When the plaintiff seeks to bring a defendant into court under the "long arm" statute, he must state sufficient facts in the complaint to support a reasonable inference that the defendant has done the required act. In Gray, the Illinois court explicitly disclaimed reliance on the existence of such facts in the record, and stated its willingness to presume that the defendant was engaged in a business of the kind necessary for jurisdiction. Similar presumptions have been indulged by the courts in Andersen, supra, and Ehlers, supra.

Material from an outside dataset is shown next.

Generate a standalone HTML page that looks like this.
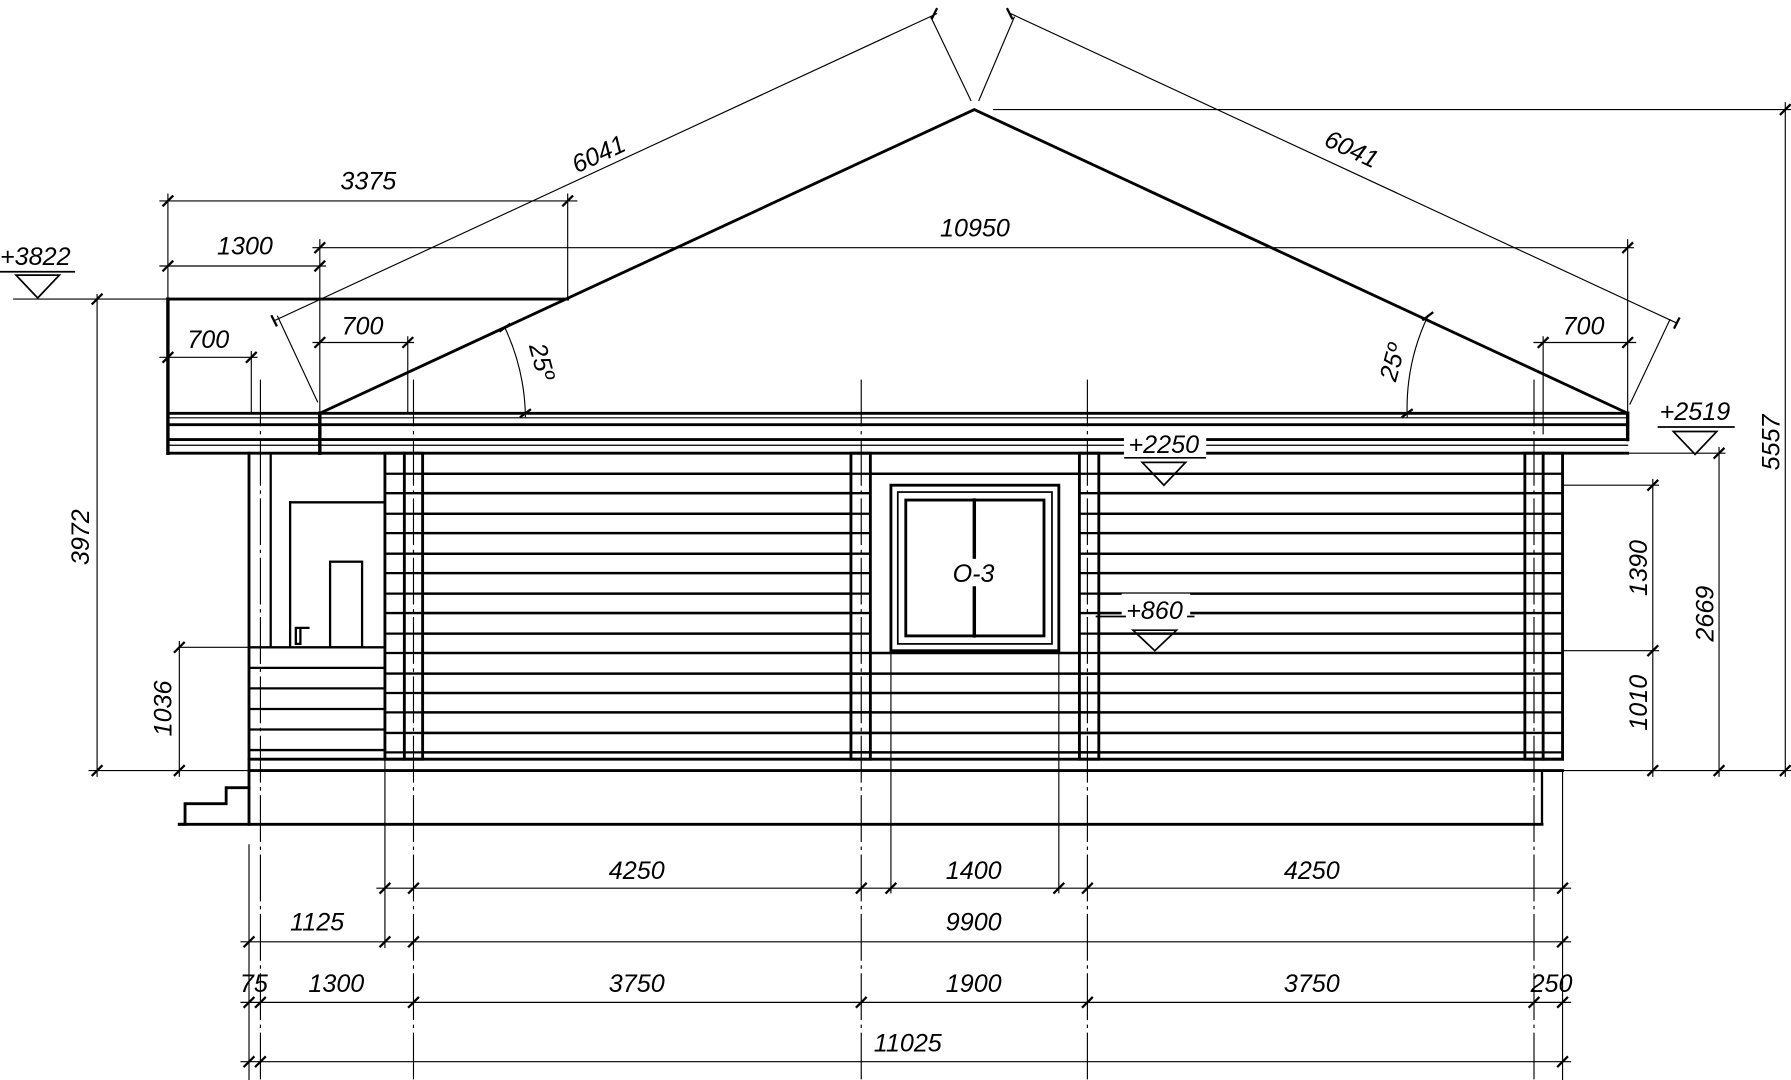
<!DOCTYPE html>
<html><head><meta charset="utf-8"><style>html,body{margin:0;padding:0;background:#fff}svg{display:block}text{font-family:"Liberation Sans",sans-serif;font-style:italic;font-size:22px;fill:#000}</style></head><body>
<svg width="1791" height="1080" viewBox="0 0 1568 946" preserveAspectRatio="none" xmlns="http://www.w3.org/2000/svg">
<g stroke="#000" fill="none" stroke-linecap="square">
<polyline points="280,362 853,96 1425,362" stroke-width="2.5"/>
<line x1="147" y1="262" x2="497" y2="262" stroke-width="2.5"/>
<line x1="147" y1="262" x2="147" y2="397" stroke-width="3"/>
<g stroke-width="2.5">
<line x1="147" y1="362" x2="1425" y2="362"/>
<line x1="147" y1="372" x2="1425" y2="372"/>
<line x1="147" y1="385" x2="1425" y2="385"/>
<line x1="147" y1="397" x2="1425" y2="397"/>
</g>
<line x1="147" y1="366" x2="1425" y2="366" stroke-width="1"/>
<line x1="147" y1="390" x2="1425" y2="390" stroke-width="1"/>
<line x1="280" y1="362" x2="280" y2="397" stroke-width="3"/>
<line x1="1425" y1="362" x2="1425" y2="385" stroke-width="3"/>
<g stroke-width="2.2">
<line x1="370" y1="415" x2="745" y2="415"/><line x1="962" y1="415" x2="1335" y2="415"/>
<line x1="370" y1="432" x2="745" y2="432"/><line x1="962" y1="432" x2="1335" y2="432"/>
<line x1="370" y1="450" x2="745" y2="450"/><line x1="962" y1="450" x2="1335" y2="450"/>
<line x1="370" y1="467" x2="745" y2="467"/><line x1="962" y1="467" x2="1335" y2="467"/>
<line x1="370" y1="485" x2="745" y2="485"/><line x1="962" y1="485" x2="1335" y2="485"/>
<line x1="370" y1="502" x2="745" y2="502"/><line x1="962" y1="502" x2="1335" y2="502"/>
<line x1="370" y1="520" x2="745" y2="520"/><line x1="962" y1="520" x2="1335" y2="520"/>
<line x1="370" y1="537" x2="745" y2="537"/><line x1="962" y1="537" x2="1335" y2="537"/>
<line x1="370" y1="555" x2="745" y2="555"/><line x1="962" y1="555" x2="1335" y2="555"/>
<line x1="370" y1="572" x2="745" y2="572"/><line x1="962" y1="572" x2="1335" y2="572"/>
<line x1="370" y1="590" x2="1335" y2="590"/>
<line x1="370" y1="607" x2="1335" y2="607"/>
<line x1="370" y1="624" x2="1335" y2="624"/>
<line x1="370" y1="642" x2="1335" y2="642"/>
<line x1="370" y1="659" x2="1335" y2="659"/>
<line x1="762" y1="415" x2="945" y2="415"/>
<line x1="762" y1="572" x2="945" y2="572"/>
</g>
<g stroke-width="2.5">
<rect x="337" y="397" width="33" height="268"/>
<rect x="745" y="397" width="17" height="268"/>
<rect x="945" y="397" width="17" height="268"/>
<rect x="1335" y="397" width="33" height="268"/>
<line x1="354" y1="397" x2="354" y2="665"/>
<line x1="1351" y1="397" x2="1351" y2="665"/>
</g>
<g stroke-width="2">
<path d="M337 415h33M337 432h33M337 450h33M337 467h33M337 485h33M337 502h33M337 520h33M337 537h33M337 555h33M337 572h33M337 590h33M337 607h33M337 624h33M337 642h33M337 659h33"/>
<path d="M1335 415h33M1335 432h33M1335 450h33M1335 467h33M1335 485h33M1335 502h33M1335 520h33M1335 537h33M1335 555h33M1335 572h33M1335 590h33M1335 607h33M1335 624h33M1335 642h33M1335 659h33"/>
<path d="M745 415h17M745 432h17M745 450h17M745 467h17M745 485h17M745 502h17M745 520h17M745 537h17M745 555h17M745 572h17M745 590h17M745 607h17M745 624h17M745 642h17M745 659h17"/>
<path d="M945 415h17M945 432h17M945 450h17M945 467h17M945 485h17M945 502h17M945 520h17M945 537h17M945 555h17M945 572h17M945 590h17M945 607h17M945 624h17M945 642h17M945 659h17"/>
</g>
<rect x="780" y="425" width="147" height="145" stroke-width="2.5" fill="#fff"/>
<rect x="786" y="431" width="135" height="133" stroke-width="1.5"/>
<rect x="793" y="438" width="121" height="119" stroke-width="2.5"/>
<line x1="853" y1="438" x2="853" y2="488" stroke-width="3"/>
<line x1="853" y1="515" x2="853" y2="557" stroke-width="3"/>
<line x1="218" y1="665" x2="1368" y2="665" stroke-width="2.5"/>
<line x1="218" y1="675" x2="1368" y2="675" stroke-width="2.5"/>
<line x1="157" y1="722" x2="1350" y2="722" stroke-width="2.5"/>
<line x1="1350" y1="675" x2="1350" y2="722" stroke-width="2"/>
<line x1="218" y1="397" x2="218" y2="722" stroke-width="2.5"/>
<line x1="237" y1="397" x2="237" y2="567" stroke-width="2"/>
<line x1="254" y1="440" x2="254" y2="567" stroke-width="2"/>
<line x1="254" y1="440" x2="337" y2="440" stroke-width="2"/>
<rect x="289" y="492" width="28" height="75" stroke-width="2"/>
<path d="M259 550v14h4v-14zM262 550h8" stroke-width="2"/>
<path d="M218 567h119M218 585h119M218 603h119M218 621h119M218 639h119M218 657h119" stroke-width="2"/>
<path d="M218 690h-20v14h-36v18h-5" stroke-width="2.5"/>
<g stroke-width="1">
<line x1="228" y1="333" x2="228" y2="946" stroke-dasharray="40 5 2 5"/>
<line x1="362" y1="333" x2="362" y2="946" stroke-dasharray="40 5 2 5"/>
<line x1="754" y1="333" x2="754" y2="946" stroke-dasharray="40 5 2 5"/>
<line x1="952" y1="333" x2="952" y2="946" stroke-dasharray="40 5 2 5"/>
<line x1="1343" y1="333" x2="1343" y2="946" stroke-dasharray="40 5 2 5"/>
<line x1="1368" y1="675" x2="1368" y2="946"/>
<line x1="218" y1="740" x2="218" y2="946"/>
<line x1="337" y1="665" x2="337" y2="830"/>
<line x1="780" y1="570" x2="780" y2="782"/>
<line x1="927" y1="570" x2="927" y2="782"/>
<line x1="330" y1="778" x2="1375" y2="778"/>
<line x1="211" y1="825" x2="1375" y2="825"/>
<line x1="211" y1="878" x2="1375" y2="878"/>
<line x1="211" y1="930" x2="1375" y2="930"/>
<line x1="85" y1="262" x2="147" y2="262"/>
<line x1="85" y1="258" x2="85" y2="680"/>
<line x1="78" y1="675" x2="218" y2="675"/>
<line x1="157" y1="567" x2="218" y2="567"/>
<line x1="157" y1="562" x2="157" y2="680"/>
<line x1="12" y1="262" x2="85" y2="262"/>
<line x1="140" y1="176" x2="505" y2="176"/>
<line x1="140" y1="233" x2="285" y2="233"/>
<line x1="140" y1="313" x2="225" y2="313"/>
<line x1="274" y1="300" x2="362" y2="300"/>
<line x1="147" y1="170" x2="147" y2="262"/>
<line x1="280" y1="210" x2="280" y2="362"/>
<line x1="497" y1="170" x2="497" y2="262"/>
<line x1="220" y1="308" x2="220" y2="362"/>
<line x1="357" y1="295" x2="357" y2="362"/>
<line x1="274" y1="217" x2="1430" y2="217"/>
<line x1="1425" y1="210" x2="1425" y2="362"/>
<line x1="1343" y1="300" x2="1432" y2="300"/>
<line x1="1351" y1="295" x2="1351" y2="380"/>
<line x1="240" y1="281" x2="820" y2="12"/>
<line x1="885" y1="12" x2="1468" y2="283"/>
<line x1="243" y1="277" x2="278" y2="352"/>
<line x1="815" y1="15" x2="850" y2="88"/>
<line x1="888" y1="15" x2="857" y2="88"/>
<line x1="1462" y1="280" x2="1427" y2="354"/>
<path d="M442 287 A190 190 0 0 1 460 365"/>
<path d="M1250 277 A190 190 0 0 0 1232 365"/>
<line x1="870" y1="96" x2="1568" y2="96"/>
<line x1="1563" y1="90" x2="1563" y2="680"/>
<line x1="1368" y1="675" x2="1568" y2="675"/>
<line x1="1425" y1="397" x2="1510" y2="397"/>
<line x1="1505" y1="392" x2="1505" y2="680"/>
<line x1="1368" y1="425" x2="1452" y2="425"/>
<line x1="1368" y1="570" x2="1452" y2="570"/>
<line x1="1447" y1="420" x2="1447" y2="680"/>
</g>
<g stroke-width="2">
<path d="M333 782l8-8M358 782l8-8M750 782l8-8M776 782l8-8M923 782l8-8M948 782l8-8M1364 782l8-8"/>
<path d="M214 829l8-8M333 829l8-8M358 829l8-8M1364 829l8-8"/>
<path d="M214 882l8-8M224 882l8-8M358 882l8-8M750 882l8-8M948 882l8-8M1339 882l8-8M1364 882l8-8"/>
<path d="M214 934l8-8M224 934l8-8M1364 934l8-8"/>
<path d="M81 266l8-8M81 679l8-8M153 571l8-8M153 679l8-8"/>
<path d="M143 180l8-8M493 180l8-8M143 237l8-8M276 237l8-8M143 317l8-8M216 317l8-8M276 304l8-8M353 304l8-8"/>
<path d="M276 221l8-8M1421 221l8-8M1347 304l8-8M1421 304l8-8"/>
<path d="M1559 100l8-8M1559 679l8-8M1501 401l8-8M1501 679l8-8M1443 429l8-8M1443 574l8-8M1443 679l8-8"/>
<path d="M242 285l-4-8M816 16l4-8M886 16l-4-8M1466 287l4-8M438 290l8-6M456 365l8-6M1246 280l8-6M1228 365l8-6"/>
</g>
<rect x="984" y="376" width="72" height="24" fill="#fff" stroke="none"/>
<rect x="982" y="520" width="60" height="24" fill="#fff" stroke="none"/>
<g stroke-width="1.5">
<path d="M14 241h38l-19 20z"/>
<path d="M1465 378h38l-19 20z"/>
<path d="M1000 405h38l-19 20z"/>
<path d="M992 552h38l-19 18z"/>
<line x1="0" y1="238" x2="65" y2="238"/>
<line x1="1452" y1="374" x2="1518" y2="374"/>
<line x1="985" y1="401" x2="1055" y2="401"/>
<line x1="960" y1="540" x2="985" y2="540"/>
<line x1="1040" y1="540" x2="1045" y2="540"/>
</g>
</g>
<text x="0" y="232">+3822</text>
<text x="1453" y="368">+2519</text>
<text x="988" y="397">+2250</text>
<text x="986" y="542">+860</text>
<text x="834" y="510">O-3</text>
<text x="298" y="166">3375</text>
<text x="190" y="223">1300</text>
<text x="164" y="305">700</text>
<text x="299" y="293">700</text>
<text x="823" y="207">10950</text>
<text x="1368" y="293">700</text>
<text x="533" y="770">4250</text>
<text x="828" y="770">1400</text>
<text x="1124" y="770">4250</text>
<text x="254" y="815">1125</text>
<text x="828" y="815">9900</text>
<text x="210" y="869">75</text>
<text x="270" y="869">1300</text>
<text x="533" y="869">3750</text>
<text x="828" y="869">1900</text>
<text x="1124" y="869">3750</text>
<text x="1340" y="869">250</text>
<text x="765" y="921">11025</text>
<text transform="translate(78,495) rotate(-90)">3972</text>
<text transform="translate(150,645) rotate(-90)">1036</text>
<text transform="translate(1442,522) rotate(-90)">1390</text>
<text transform="translate(1442,640) rotate(-90)">1010</text>
<text transform="translate(1500,562) rotate(-90)">2669</text>
<text transform="translate(1558,412) rotate(-90)">5557</text>
<text transform="translate(505,152) rotate(-25)">6041</text>
<text transform="translate(1158,127) rotate(25)">6041</text>
<text transform="translate(463,303) rotate(75)">25º</text>
<text transform="translate(1222,335) rotate(-75)">25º</text>
</svg>
</body></html>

I think that jurisdiction must rest on a firmer foundation if the requirements of the due process clause are to be met. Entry into the manufacturing business is not enough. Rather, the complaint must affirmatively show that defendant's distribution volume or pattern is of the kind from which a reasonable inference may be drawn that the national channels of commerce have been chosen.

Count IV of the complaint here says too little. It alleges only that Versal "was engaged in the business of manufacturing and distributing for use by members of the golfing public a certain mechanical appliance known as a gasoline driven golf cart." From this bare allegation, the Court cannot reasonably infer that Versal does business in a way in which it has submitted to jurisdiction here. Consequently, service as to Count IV must be quashed.

I have entered an order today granting defendant's motion to quash as to Count IV, and giving plaintiff 5 days in which to amend his complaint to show the necessary jurisdictional facts.


[1] But cf. Velandra v. Regie Nationale Des Usines Renault, 336 F.2d 292 (6th Cir. 1964); Erlanger Mills v. Cohoes Fibre Mills, 239 F.2d 502 (4th Cir. 1956); Pendzimas v. Eastern Metal Products Corp., 218 F. Supp. 524 (D.Minn.1961).